Recorded data:
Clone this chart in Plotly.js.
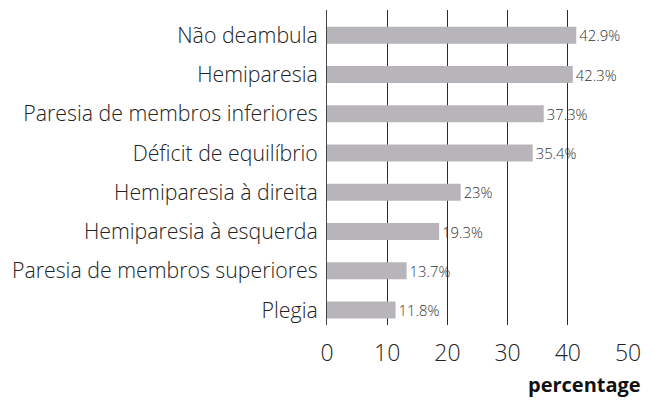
==
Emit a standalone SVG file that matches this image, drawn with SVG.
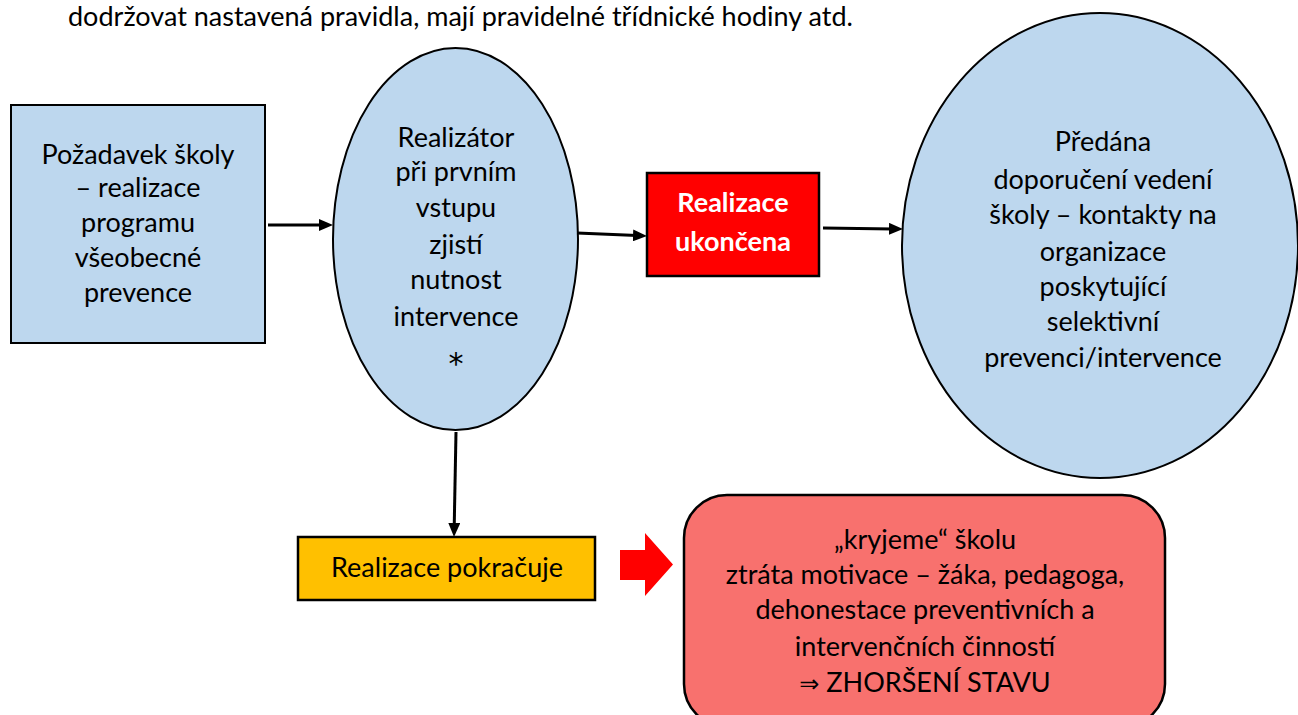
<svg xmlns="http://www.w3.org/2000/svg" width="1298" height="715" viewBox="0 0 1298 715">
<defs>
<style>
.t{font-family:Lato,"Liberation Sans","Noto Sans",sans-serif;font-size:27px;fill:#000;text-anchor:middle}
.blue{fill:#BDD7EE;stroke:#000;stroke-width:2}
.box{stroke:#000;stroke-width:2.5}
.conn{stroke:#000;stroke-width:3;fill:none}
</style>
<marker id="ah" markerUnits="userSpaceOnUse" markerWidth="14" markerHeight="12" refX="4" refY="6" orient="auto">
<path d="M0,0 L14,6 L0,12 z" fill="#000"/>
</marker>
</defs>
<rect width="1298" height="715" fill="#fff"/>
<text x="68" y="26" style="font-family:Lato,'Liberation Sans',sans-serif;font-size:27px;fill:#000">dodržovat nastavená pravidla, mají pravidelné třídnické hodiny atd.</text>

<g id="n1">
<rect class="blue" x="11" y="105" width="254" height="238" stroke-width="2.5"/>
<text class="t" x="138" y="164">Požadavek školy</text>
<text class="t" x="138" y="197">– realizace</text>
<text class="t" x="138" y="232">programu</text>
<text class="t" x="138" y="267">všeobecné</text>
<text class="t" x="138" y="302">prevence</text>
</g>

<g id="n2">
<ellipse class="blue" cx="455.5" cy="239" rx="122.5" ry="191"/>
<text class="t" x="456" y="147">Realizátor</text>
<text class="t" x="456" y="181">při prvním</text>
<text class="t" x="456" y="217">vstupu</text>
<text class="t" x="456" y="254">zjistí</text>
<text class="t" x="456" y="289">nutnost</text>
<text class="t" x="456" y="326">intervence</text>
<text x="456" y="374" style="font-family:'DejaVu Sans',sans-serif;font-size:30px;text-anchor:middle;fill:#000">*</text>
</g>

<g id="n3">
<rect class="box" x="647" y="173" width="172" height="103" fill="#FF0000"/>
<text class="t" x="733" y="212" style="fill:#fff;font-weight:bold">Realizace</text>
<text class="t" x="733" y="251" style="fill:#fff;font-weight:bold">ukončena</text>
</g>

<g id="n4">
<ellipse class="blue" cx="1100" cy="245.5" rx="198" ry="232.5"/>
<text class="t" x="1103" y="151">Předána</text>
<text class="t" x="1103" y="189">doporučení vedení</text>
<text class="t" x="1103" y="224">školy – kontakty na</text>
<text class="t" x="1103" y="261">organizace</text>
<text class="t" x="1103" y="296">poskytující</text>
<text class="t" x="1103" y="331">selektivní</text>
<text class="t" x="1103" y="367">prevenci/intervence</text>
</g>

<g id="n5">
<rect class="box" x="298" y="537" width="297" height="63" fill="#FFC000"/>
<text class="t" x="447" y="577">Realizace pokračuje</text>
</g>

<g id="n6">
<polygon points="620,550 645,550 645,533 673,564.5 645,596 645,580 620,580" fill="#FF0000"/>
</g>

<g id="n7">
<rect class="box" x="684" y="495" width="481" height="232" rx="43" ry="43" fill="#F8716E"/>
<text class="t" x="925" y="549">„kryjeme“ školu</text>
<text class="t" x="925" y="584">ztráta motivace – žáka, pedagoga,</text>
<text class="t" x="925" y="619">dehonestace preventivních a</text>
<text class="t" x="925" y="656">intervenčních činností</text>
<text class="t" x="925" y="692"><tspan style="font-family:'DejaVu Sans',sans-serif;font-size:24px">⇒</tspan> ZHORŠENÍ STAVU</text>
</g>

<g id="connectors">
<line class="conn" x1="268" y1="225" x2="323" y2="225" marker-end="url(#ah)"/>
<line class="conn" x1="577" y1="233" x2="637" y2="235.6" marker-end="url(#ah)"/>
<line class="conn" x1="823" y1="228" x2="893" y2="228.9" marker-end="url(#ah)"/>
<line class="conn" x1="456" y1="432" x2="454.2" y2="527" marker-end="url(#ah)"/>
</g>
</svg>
...
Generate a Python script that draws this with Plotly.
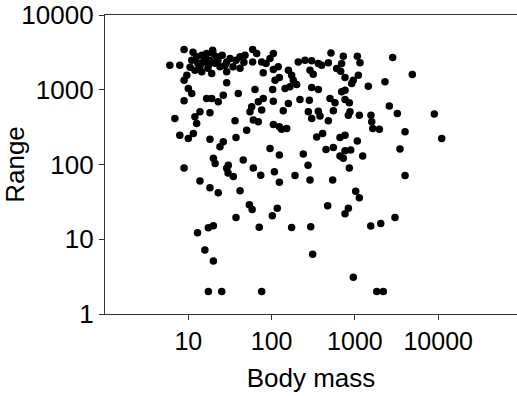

Task statement: Report all lines of the data that include the word "with".

Final result:
Emit a standalone SVG file that matches this image, drawn with SVG.
Generate a Python script that draws this with Plotly.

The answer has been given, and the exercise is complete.